We reverse the trial court's order sustaining the demurrer to Brandon's second amended petition as to causes of action Nos. 1, 2, and 3 and remand the cause for further proceedings.   With regard to cause of action No. 4, we reverse the trial court's failure to allow Brandon to amend her second amended petition and direct the trial court to allow an amendment.

Reversed and remanded with direction.

I agree that the operative petition states a cause of action both for the breach of the duty to protect the victim, Teena Brandon, and for intentionally inflicting emotional distress upon her.   I write separately because in my view the allegations as to the conduct of the defendants, Sheriff Charles B. Laux and the County of Richardson, are more compelling in asserting a breach of the duty to protect than are the allegations concerning the assistance that the victim promised in the prosecution of the perpetrators, John Lotter and Marvin Nissen.

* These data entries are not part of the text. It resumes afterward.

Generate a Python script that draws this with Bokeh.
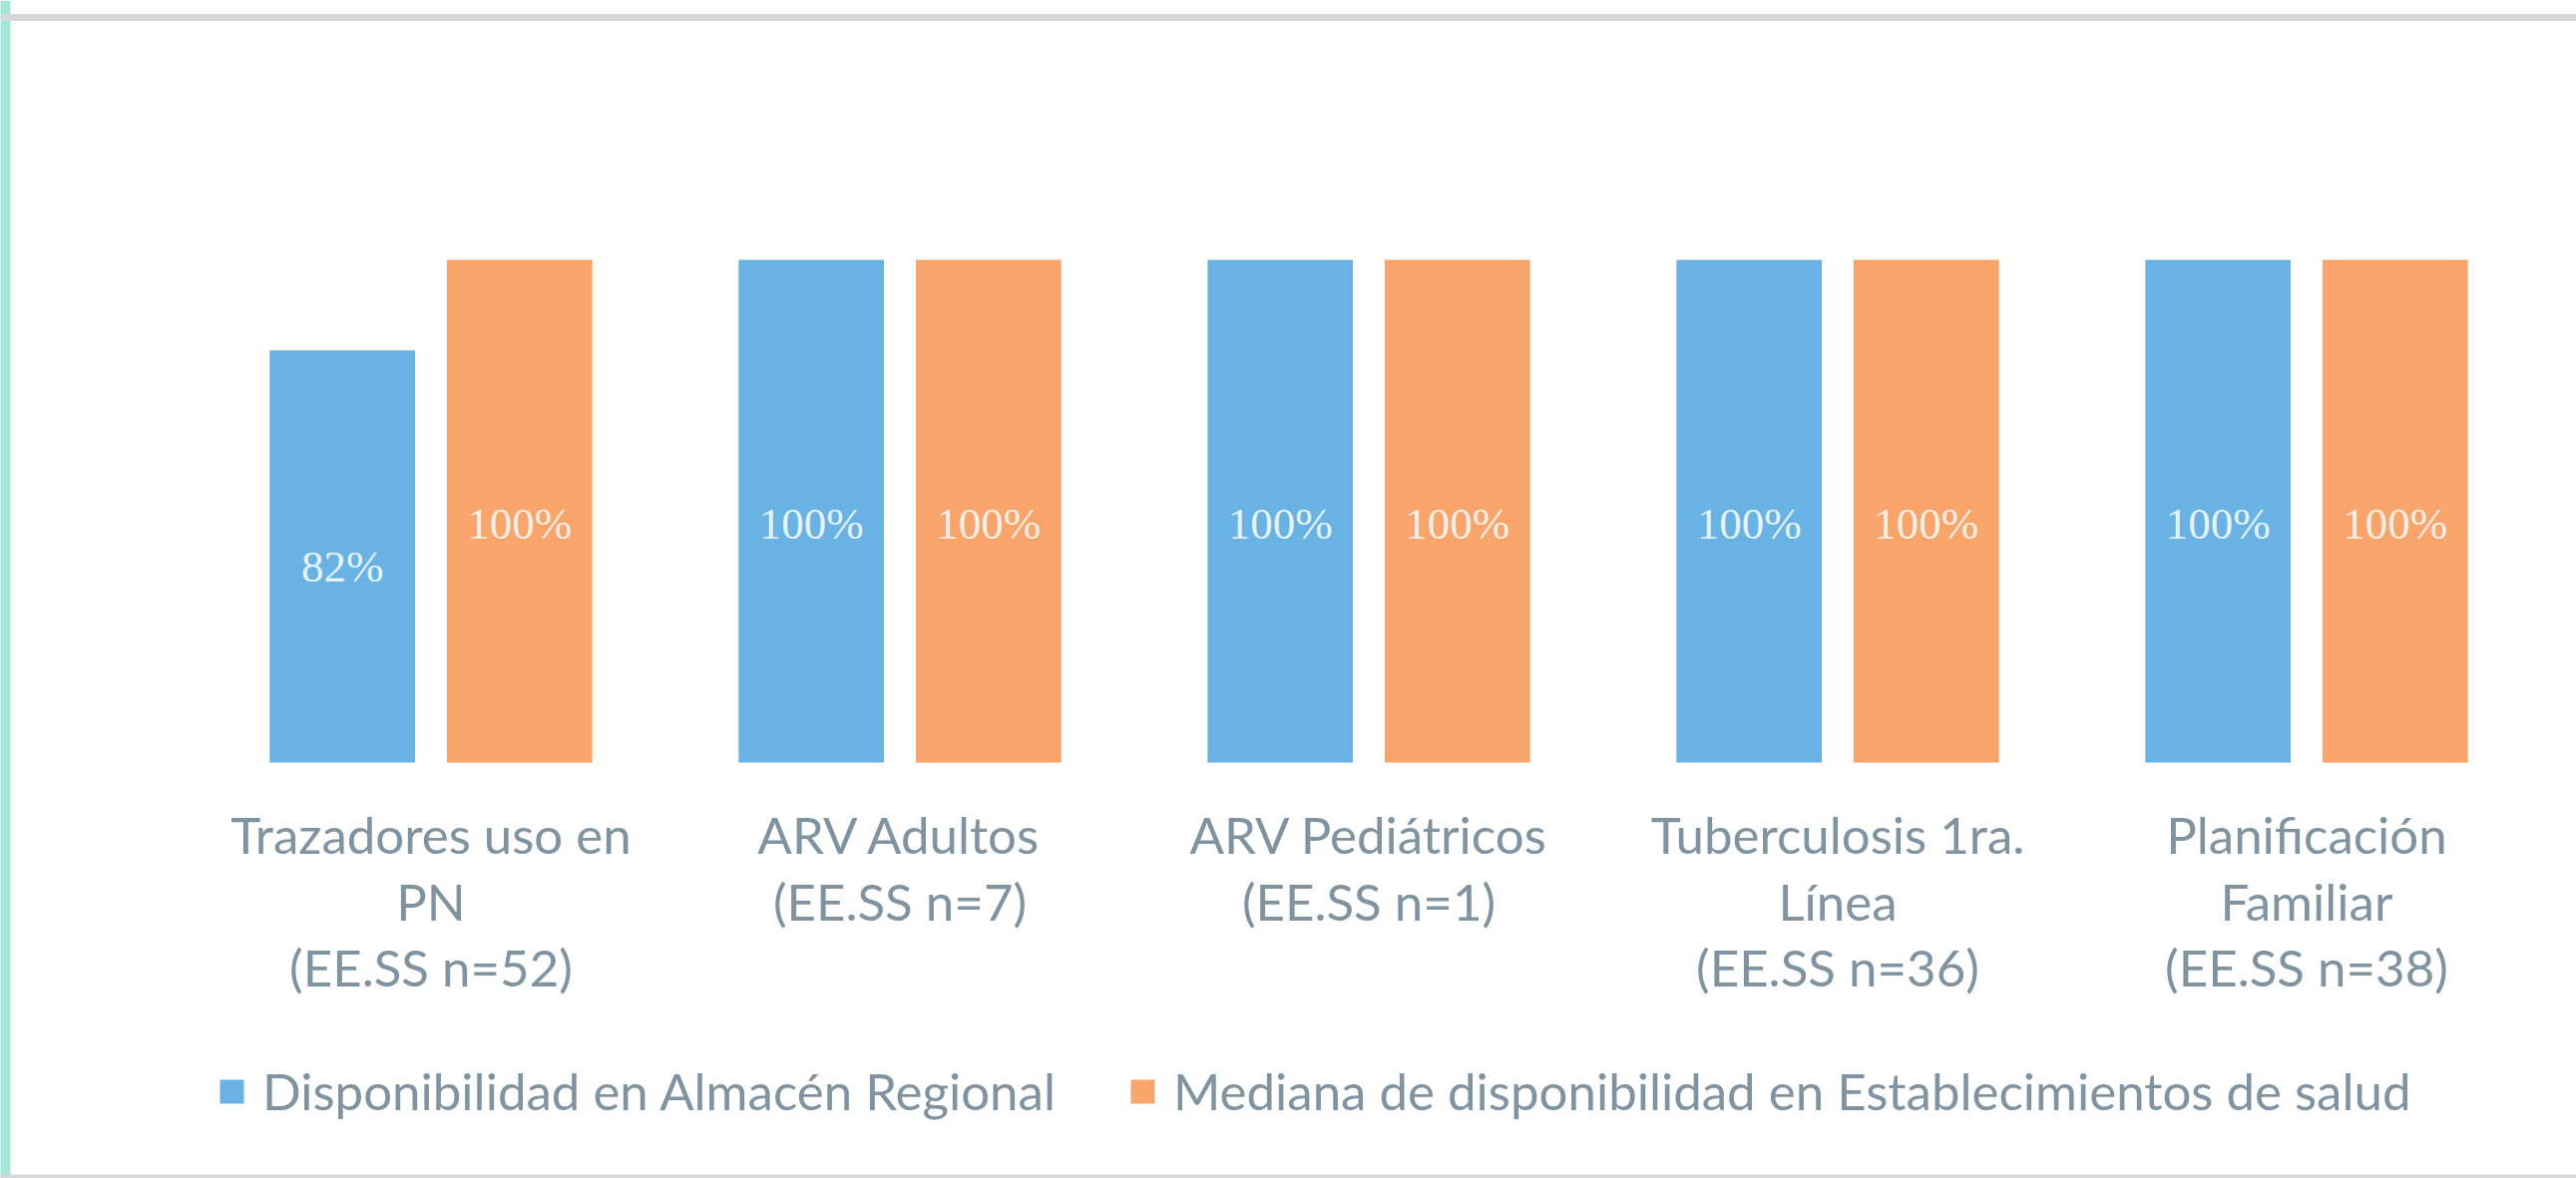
from bokeh.plotting import figure
from bokeh.models import Range1d, Span, Legend, LegendItem, ColumnDataSource
from bokeh.core.properties import value
from bokeh.transform import dodge
from bokeh.embed import file_html
from bokeh.resources import INLINE

# ---- data ----
categories = [
    "Trazadores uso en\nPN\n(EE.SS n=52)",
    "ARV Adultos\n(EE.SS n=7)",
    "ARV Pediátricos\n(EE.SS n=1)",
    "Tuberculosis 1ra.\nLínea\n(EE.SS n=36)",
    "Planificación\nFamiliar\n(EE.SS n=38)",
]
series_names = [
    "Disponibilidad en Almacén Regional",
    "Mediana de disponibilidad en Establecimientos de salud",
]
almacen = [0.82, 1.00, 1.00, 1.00, 1.00]
mediana = [1.00, 1.00, 1.00, 1.00, 1.00]

# ---- style ----
W, H = 2582, 1181
BASE = 764.0      # pixel row of the zero line
PXY = 504.0       # pixels per 100 %
PXX = 470.0       # pixels per category
BLUE = "#69b3e4"
ORANGE = "#f8a46b"
TXT = "#7f93a1"
FONT = "Lato"

idx = list(range(len(categories)))
src = ColumnDataSource(dict(
    x=idx,
    cat=categories,
    alm=almacen,
    med=mediana,
    alm_lab=[f"{v*100:.0f}%" for v in almacen],
    med_lab=[f"{v*100:.0f}%" for v in mediana],
    alm_mid=[v * 0.475 for v in almacen],
    med_mid=[v * 0.475 for v in mediana],
    cat_y=[-0.083] * len(categories),
))

x0 = -431.5 / PXX
p = figure(width=W, height=H,
           x_range=Range1d(x0, x0 + W / PXX),
           y_range=Range1d(-(H - BASE) / PXY, BASE / PXY),
           output_backend="svg", toolbar_location=None,
           x_axis_location=None, y_axis_location=None,
           min_border=0)
p.grid.visible = False
p.outline_line_color = None
p.background_fill_color = "white"
p.border_fill_color = "white"

off = 0.189
bw = 0.31
r1 = p.vbar(x=dodge("x", -off, range=p.x_range), top="alm", width=bw, bottom=0,
            source=src, fill_color=BLUE, line_color=None)
r2 = p.vbar(x=dodge("x", off, range=p.x_range), top="med", width=bw, bottom=0,
            source=src, fill_color=ORANGE, line_color=None)

lab_kw = dict(text_align="center", text_baseline="middle",
              text_font=value("Liberation Serif"), text_font_size="45px",
              text_color="white", text_alpha=0.85, source=src)
p.text(x=dodge("x", -off, range=p.x_range), y="alm_mid", text="alm_lab", **lab_kw)
p.text(x=dodge("x", off, range=p.x_range), y="med_mid", text="med_lab", **lab_kw)

p.text(x="x", y="cat_y", text="cat", source=src, text_align="center",
       text_baseline="top", text_font=value(FONT), text_font_size="51px",
       text_color=TXT, text_line_height=1.09)

# frame lines
p.add_layout(Span(location=x0, dimension="height", line_color="#a6e6d6", line_width=20))
p.add_layout(Span(location=(BASE - 17) / PXY, dimension="width",
                  line_color="#d4d8d8", line_width=7))
p.add_layout(Span(location=-(H - BASE) / PXY, dimension="width",
                  line_color="#d4d8d8", line_width=8))

leg_kw = dict(orientation="horizontal", padding=0, margin=0, border_line_color=None,
              background_fill_alpha=0, glyph_width=30, glyph_height=30,
              label_standoff=16, label_text_font_size="51px",
              label_text_color=TXT, label_text_font=FONT, label_height=30)
leg1 = Legend(items=[LegendItem(label=series_names[0], renderers=[r1])],
              location=(217, 57), **leg_kw)
leg2 = Legend(items=[LegendItem(label=series_names[1], renderers=[r2])],
              location=(1130, 57), **leg_kw)
p.add_layout(leg1)
p.add_layout(leg2)

open("out.html", "w").write(file_html(p, INLINE))
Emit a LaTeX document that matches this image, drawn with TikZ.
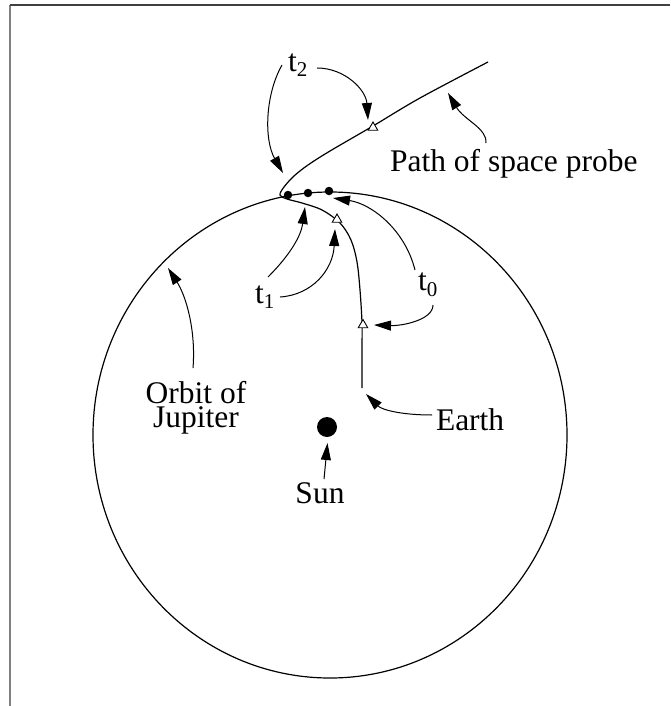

The victim avers she complained of her abduction, assault, and rape to Laux and his agents and reported as well the perpetrators' threat to “ ‘silence her permanently’ ” were she to inform anyone as to what was done to her.   The petition further asserts that the investigation corroborated the victim's complaint;  that Laux nonetheless decided not to arrest the perpetrators;  that notwithstanding Laux's knowledge of the perpetrators' threat, he told them of the victim's complaint;  and that he failed to make the victim aware that the perpetrators had been questioned but had not been arrested.

I submit that under those allegations, Laux violated his duty to protect the victim regardless of her agreement to assist in the prosecution.   Notwithstanding his knowledge of the threat to the victim's life, Laux informed the perpetrators of the victim's complaint;  it seems to me that the moment the perpetrators were made so aware, Laux acquired a duty to protect the victim.   If the allegations are proved, by talking with the perpetrators but not arresting them, Laux laid an essential link in the chain that led to the victim's death.